Records from a collection:

________

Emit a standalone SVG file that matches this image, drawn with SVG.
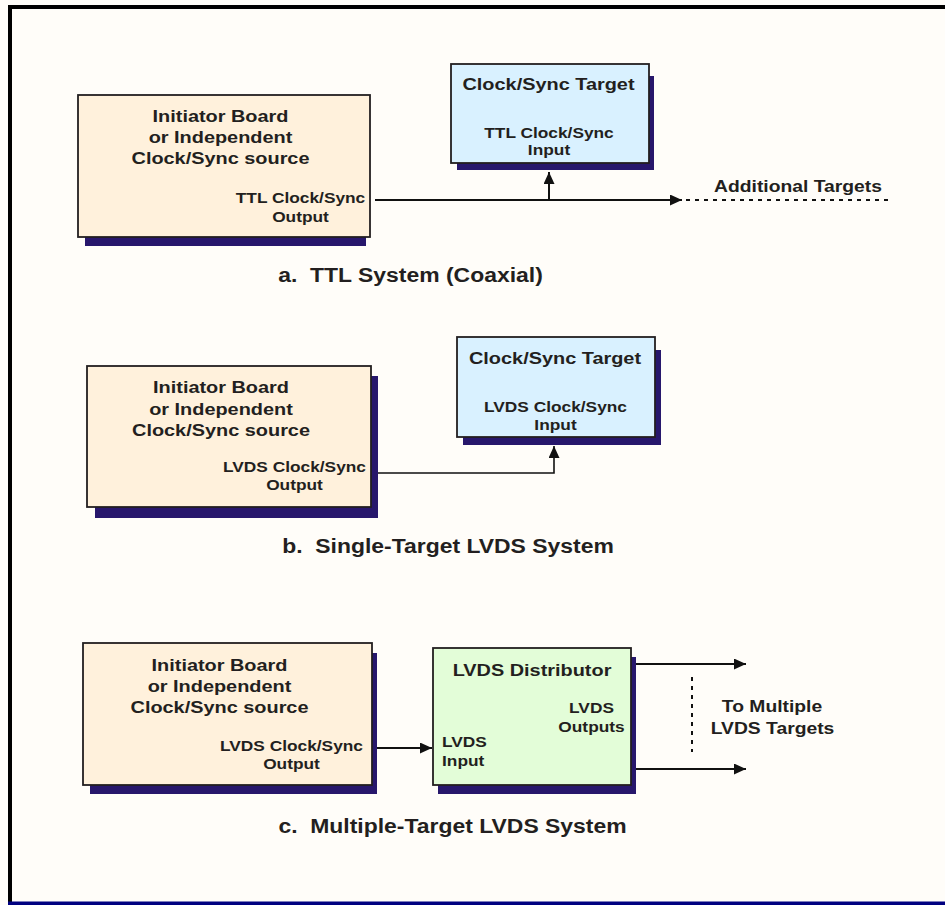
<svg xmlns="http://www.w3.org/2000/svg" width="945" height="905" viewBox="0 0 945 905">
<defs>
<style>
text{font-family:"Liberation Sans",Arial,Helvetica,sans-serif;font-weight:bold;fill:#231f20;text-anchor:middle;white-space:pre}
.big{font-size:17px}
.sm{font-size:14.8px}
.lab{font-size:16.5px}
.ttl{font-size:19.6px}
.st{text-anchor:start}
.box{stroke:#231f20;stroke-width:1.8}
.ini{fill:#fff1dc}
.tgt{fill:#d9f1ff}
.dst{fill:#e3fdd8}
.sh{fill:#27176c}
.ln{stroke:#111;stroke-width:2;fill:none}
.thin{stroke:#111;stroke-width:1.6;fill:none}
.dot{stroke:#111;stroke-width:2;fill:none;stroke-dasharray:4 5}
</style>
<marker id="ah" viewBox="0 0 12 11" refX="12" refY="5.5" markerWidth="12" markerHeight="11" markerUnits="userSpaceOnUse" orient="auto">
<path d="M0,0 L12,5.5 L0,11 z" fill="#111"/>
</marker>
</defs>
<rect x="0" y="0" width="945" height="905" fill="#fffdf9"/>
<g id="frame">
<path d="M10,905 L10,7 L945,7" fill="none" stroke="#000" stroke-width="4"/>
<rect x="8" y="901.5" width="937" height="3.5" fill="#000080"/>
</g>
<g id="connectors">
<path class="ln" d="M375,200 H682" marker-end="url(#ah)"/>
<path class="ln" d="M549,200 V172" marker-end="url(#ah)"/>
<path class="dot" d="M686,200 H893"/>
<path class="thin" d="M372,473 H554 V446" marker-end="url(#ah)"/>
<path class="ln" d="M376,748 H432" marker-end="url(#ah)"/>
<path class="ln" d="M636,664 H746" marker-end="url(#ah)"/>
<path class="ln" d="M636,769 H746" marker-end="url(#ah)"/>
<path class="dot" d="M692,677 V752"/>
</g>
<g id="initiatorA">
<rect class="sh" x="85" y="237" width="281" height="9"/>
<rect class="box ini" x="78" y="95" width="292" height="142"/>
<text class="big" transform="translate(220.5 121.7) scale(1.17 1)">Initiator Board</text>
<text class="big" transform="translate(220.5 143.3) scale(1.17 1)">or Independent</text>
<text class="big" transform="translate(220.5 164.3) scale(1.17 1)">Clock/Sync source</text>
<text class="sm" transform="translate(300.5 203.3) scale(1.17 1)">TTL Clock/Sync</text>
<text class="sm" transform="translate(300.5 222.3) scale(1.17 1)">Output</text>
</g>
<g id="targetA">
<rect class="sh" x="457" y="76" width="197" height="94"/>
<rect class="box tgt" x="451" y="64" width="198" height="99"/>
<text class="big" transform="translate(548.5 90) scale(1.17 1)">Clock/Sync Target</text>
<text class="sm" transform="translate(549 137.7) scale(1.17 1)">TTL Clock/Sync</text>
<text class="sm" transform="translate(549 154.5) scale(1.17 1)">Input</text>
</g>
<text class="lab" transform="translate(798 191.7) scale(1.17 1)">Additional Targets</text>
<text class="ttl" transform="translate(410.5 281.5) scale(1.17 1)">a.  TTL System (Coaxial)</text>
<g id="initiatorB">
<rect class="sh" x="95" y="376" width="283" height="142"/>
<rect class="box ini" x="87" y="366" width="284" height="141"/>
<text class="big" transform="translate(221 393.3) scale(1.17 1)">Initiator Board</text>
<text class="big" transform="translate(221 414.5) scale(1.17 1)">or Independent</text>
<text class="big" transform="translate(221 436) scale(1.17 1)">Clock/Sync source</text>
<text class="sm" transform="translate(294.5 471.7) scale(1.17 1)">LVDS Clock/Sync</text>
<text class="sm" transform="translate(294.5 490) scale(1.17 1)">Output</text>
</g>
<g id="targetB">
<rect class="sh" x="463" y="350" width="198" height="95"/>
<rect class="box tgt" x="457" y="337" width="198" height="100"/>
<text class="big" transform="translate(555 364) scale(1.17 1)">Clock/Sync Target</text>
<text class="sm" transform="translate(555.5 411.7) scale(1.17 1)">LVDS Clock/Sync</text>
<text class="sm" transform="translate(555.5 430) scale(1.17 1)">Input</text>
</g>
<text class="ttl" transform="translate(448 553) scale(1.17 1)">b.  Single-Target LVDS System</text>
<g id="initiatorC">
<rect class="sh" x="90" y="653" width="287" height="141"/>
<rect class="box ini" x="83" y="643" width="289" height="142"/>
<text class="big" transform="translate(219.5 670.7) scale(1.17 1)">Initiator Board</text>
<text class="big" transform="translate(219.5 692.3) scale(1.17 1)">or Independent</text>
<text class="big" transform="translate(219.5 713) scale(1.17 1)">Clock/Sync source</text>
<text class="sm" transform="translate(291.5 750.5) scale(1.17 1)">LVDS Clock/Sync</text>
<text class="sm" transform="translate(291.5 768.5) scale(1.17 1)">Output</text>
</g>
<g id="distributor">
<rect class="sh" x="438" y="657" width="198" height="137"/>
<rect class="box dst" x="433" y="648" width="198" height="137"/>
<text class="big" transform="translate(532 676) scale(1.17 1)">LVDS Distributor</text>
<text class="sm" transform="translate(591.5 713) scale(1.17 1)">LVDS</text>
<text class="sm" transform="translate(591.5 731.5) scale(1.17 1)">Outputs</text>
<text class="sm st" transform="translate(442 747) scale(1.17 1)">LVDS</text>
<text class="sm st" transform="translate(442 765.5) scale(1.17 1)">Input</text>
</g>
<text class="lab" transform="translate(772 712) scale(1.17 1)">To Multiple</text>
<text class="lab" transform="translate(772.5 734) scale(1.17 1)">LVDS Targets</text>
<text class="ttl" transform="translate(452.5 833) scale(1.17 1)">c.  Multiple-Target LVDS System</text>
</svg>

________

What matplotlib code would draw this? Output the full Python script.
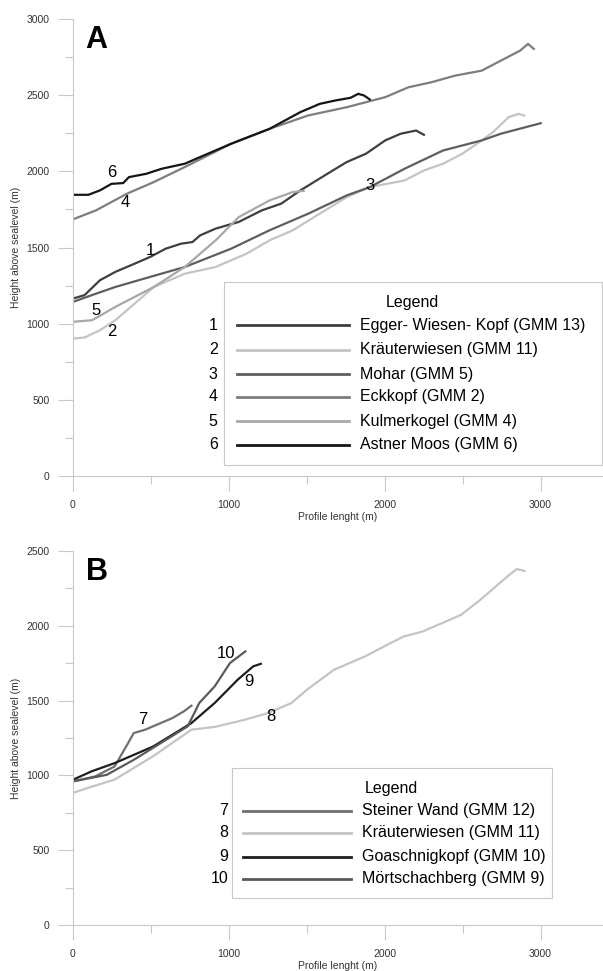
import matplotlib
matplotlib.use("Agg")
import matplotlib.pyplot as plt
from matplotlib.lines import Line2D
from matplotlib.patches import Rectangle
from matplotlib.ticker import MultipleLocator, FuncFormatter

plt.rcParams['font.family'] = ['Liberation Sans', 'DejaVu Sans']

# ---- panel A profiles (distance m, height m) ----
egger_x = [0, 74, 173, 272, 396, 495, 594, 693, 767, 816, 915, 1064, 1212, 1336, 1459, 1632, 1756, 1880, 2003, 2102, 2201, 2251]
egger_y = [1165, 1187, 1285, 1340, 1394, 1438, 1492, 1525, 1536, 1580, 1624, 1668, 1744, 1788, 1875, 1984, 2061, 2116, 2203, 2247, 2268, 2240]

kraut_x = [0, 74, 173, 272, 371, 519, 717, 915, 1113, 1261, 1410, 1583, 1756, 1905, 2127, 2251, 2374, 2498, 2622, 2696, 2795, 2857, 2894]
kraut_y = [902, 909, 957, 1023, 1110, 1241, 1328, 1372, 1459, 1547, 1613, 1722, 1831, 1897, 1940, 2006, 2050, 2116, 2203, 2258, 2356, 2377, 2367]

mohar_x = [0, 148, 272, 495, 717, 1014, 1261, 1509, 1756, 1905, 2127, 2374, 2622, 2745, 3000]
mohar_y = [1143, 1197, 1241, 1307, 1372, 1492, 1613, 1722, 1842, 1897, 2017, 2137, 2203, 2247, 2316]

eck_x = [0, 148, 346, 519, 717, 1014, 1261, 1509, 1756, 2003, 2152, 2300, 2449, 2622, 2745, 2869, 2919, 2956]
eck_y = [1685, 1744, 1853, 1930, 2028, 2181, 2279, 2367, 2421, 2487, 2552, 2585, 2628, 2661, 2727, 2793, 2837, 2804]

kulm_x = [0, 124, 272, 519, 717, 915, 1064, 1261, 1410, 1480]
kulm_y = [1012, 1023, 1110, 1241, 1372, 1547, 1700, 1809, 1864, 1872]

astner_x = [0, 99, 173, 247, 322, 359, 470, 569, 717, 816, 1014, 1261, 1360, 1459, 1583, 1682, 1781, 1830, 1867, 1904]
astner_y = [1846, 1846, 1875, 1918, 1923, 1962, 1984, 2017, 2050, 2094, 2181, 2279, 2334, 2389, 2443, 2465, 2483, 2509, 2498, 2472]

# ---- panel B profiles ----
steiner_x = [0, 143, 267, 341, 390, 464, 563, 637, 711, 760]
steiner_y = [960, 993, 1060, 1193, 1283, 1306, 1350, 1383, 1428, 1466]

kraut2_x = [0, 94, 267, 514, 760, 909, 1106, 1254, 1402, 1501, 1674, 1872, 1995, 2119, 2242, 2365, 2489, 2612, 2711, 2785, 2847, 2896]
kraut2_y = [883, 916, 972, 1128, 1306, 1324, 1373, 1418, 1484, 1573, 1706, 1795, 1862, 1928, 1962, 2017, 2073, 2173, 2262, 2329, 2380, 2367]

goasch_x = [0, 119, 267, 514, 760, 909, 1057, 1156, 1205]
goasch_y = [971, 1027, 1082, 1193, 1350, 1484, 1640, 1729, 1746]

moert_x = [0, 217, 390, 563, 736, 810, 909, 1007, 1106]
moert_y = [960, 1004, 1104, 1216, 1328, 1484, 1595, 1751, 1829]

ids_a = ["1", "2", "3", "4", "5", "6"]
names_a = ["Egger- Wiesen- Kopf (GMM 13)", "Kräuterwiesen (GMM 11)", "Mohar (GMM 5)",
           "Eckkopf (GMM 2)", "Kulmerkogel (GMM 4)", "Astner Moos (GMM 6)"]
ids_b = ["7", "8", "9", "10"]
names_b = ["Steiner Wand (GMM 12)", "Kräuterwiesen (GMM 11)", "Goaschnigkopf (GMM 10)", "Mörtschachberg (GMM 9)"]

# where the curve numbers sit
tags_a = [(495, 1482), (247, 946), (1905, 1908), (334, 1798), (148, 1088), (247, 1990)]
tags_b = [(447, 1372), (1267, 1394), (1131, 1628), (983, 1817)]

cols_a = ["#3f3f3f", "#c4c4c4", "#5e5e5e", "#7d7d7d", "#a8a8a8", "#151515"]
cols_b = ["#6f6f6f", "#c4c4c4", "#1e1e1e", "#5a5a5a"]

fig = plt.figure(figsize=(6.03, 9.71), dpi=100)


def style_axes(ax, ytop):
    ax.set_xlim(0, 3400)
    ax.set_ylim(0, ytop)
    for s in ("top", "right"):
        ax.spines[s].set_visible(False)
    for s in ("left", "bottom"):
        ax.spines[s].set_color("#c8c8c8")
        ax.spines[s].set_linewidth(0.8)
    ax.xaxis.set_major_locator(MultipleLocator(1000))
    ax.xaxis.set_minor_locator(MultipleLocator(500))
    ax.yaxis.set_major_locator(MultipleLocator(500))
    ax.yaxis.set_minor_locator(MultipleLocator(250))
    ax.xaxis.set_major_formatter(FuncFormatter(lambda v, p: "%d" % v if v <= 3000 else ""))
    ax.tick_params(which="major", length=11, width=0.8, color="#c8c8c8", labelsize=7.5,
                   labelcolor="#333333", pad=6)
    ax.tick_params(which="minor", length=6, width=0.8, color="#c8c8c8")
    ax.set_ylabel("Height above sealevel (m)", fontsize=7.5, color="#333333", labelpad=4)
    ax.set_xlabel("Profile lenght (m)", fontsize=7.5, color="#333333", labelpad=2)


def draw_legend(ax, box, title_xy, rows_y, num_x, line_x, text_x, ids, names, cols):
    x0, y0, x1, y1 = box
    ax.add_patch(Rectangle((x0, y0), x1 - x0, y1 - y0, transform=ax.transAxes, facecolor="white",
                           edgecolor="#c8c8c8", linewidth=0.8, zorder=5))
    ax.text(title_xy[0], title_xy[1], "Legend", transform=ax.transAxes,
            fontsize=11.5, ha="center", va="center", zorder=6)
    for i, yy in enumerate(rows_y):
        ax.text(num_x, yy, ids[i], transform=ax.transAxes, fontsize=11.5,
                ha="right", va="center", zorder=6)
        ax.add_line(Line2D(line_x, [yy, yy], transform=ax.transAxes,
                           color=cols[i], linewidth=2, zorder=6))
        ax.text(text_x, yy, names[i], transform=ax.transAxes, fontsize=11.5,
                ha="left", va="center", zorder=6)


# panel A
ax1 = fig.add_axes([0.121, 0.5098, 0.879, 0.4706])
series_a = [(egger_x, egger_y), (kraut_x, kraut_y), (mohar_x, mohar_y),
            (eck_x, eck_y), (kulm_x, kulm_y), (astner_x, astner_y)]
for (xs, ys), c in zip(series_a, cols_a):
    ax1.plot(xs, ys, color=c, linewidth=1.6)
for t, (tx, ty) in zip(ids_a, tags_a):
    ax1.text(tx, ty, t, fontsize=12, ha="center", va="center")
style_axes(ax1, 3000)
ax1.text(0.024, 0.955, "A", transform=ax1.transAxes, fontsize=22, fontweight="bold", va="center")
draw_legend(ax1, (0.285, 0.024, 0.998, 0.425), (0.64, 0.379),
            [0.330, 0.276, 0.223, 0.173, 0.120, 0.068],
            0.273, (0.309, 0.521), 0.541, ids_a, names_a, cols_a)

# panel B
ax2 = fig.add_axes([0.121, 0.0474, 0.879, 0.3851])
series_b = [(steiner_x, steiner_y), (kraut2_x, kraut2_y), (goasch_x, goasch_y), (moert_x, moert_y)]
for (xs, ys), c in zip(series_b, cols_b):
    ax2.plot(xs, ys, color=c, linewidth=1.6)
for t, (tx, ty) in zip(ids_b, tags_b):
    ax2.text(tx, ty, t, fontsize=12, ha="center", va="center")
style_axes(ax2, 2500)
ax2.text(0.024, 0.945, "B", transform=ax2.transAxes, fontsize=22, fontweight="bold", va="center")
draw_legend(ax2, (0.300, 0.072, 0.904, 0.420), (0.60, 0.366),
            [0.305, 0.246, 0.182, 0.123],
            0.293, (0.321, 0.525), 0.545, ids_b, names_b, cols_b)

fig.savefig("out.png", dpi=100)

________

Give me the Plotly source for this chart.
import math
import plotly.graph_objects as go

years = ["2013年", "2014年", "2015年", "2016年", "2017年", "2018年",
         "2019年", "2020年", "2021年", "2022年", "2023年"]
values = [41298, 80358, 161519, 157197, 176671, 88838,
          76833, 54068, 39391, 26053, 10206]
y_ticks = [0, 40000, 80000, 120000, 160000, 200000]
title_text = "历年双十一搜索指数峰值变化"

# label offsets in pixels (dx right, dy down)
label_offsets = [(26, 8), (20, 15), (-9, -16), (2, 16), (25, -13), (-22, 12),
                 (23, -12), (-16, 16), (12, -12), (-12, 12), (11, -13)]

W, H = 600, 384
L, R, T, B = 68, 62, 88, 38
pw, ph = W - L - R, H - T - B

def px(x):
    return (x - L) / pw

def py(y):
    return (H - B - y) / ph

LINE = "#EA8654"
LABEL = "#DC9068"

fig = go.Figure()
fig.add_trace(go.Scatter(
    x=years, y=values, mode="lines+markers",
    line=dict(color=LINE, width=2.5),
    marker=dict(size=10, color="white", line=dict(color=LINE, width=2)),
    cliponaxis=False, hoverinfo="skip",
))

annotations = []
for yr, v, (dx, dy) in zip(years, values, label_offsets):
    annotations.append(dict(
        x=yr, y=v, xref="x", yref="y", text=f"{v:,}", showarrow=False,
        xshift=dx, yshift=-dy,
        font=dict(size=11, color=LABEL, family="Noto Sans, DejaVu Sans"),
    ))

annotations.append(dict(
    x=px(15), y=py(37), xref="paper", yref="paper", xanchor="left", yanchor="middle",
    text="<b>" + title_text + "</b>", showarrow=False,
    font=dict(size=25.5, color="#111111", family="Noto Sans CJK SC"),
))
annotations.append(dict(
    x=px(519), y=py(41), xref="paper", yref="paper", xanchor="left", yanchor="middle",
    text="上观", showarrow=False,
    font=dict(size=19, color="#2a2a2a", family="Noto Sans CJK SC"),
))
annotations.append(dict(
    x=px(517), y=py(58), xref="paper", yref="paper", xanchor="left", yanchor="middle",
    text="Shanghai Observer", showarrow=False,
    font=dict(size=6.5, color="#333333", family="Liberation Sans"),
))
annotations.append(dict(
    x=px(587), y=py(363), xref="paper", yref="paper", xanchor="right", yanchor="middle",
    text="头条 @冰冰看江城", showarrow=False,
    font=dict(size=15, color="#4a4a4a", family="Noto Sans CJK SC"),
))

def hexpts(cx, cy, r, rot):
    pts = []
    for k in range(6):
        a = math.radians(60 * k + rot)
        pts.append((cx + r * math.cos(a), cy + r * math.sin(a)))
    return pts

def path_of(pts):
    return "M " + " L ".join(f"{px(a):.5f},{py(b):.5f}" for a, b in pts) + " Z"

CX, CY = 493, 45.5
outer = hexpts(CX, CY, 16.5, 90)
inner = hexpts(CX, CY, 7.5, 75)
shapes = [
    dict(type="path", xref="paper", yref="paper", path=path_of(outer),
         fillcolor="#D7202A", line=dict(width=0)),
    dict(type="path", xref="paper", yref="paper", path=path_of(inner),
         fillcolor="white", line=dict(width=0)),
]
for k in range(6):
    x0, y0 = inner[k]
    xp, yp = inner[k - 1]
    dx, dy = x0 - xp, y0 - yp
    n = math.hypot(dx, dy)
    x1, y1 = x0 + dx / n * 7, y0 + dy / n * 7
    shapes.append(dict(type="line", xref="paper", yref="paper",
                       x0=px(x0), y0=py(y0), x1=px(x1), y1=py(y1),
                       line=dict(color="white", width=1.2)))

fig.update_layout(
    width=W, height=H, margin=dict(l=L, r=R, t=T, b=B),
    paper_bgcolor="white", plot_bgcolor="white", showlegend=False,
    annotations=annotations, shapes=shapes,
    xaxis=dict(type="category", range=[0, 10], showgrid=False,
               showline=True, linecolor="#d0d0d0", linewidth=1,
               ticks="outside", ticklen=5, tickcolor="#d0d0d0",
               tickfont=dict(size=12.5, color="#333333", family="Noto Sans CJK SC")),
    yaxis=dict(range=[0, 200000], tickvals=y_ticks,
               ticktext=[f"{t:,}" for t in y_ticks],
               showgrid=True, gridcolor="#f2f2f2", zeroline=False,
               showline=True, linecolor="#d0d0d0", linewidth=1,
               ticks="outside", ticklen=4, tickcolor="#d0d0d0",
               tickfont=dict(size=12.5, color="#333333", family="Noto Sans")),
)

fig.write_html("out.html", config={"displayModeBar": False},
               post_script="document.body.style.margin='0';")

________

■ Aim of the task
Using the data above, print only the lines starting at the one with "What matplotlib code" and ending at the one with "2356, 2377, 2367]", exactly as they stand, minus the pictures.

■ Reply
What matplotlib code would draw this? Output the full Python script.
import matplotlib
matplotlib.use("Agg")
import matplotlib.pyplot as plt
from matplotlib.lines import Line2D
from matplotlib.patches import Rectangle
from matplotlib.ticker import MultipleLocator, FuncFormatter

plt.rcParams['font.family'] = ['Liberation Sans', 'DejaVu Sans']

# ---- panel A profiles (distance m, height m) ----
egger_x = [0, 74, 173, 272, 396, 495, 594, 693, 767, 816, 915, 1064, 1212, 1336, 1459, 1632, 1756, 1880, 2003, 2102, 2201, 2251]
egger_y = [1165, 1187, 1285, 1340, 1394, 1438, 1492, 1525, 1536, 1580, 1624, 1668, 1744, 1788, 1875, 1984, 2061, 2116, 2203, 2247, 2268, 2240]

kraut_x = [0, 74, 173, 272, 371, 519, 717, 915, 1113, 1261, 1410, 1583, 1756, 1905, 2127, 2251, 2374, 2498, 2622, 2696, 2795, 2857, 2894]
kraut_y = [902, 909, 957, 1023, 1110, 1241, 1328, 1372, 1459, 1547, 1613, 1722, 1831, 1897, 1940, 2006, 2050, 2116, 2203, 2258, 2356, 2377, 2367]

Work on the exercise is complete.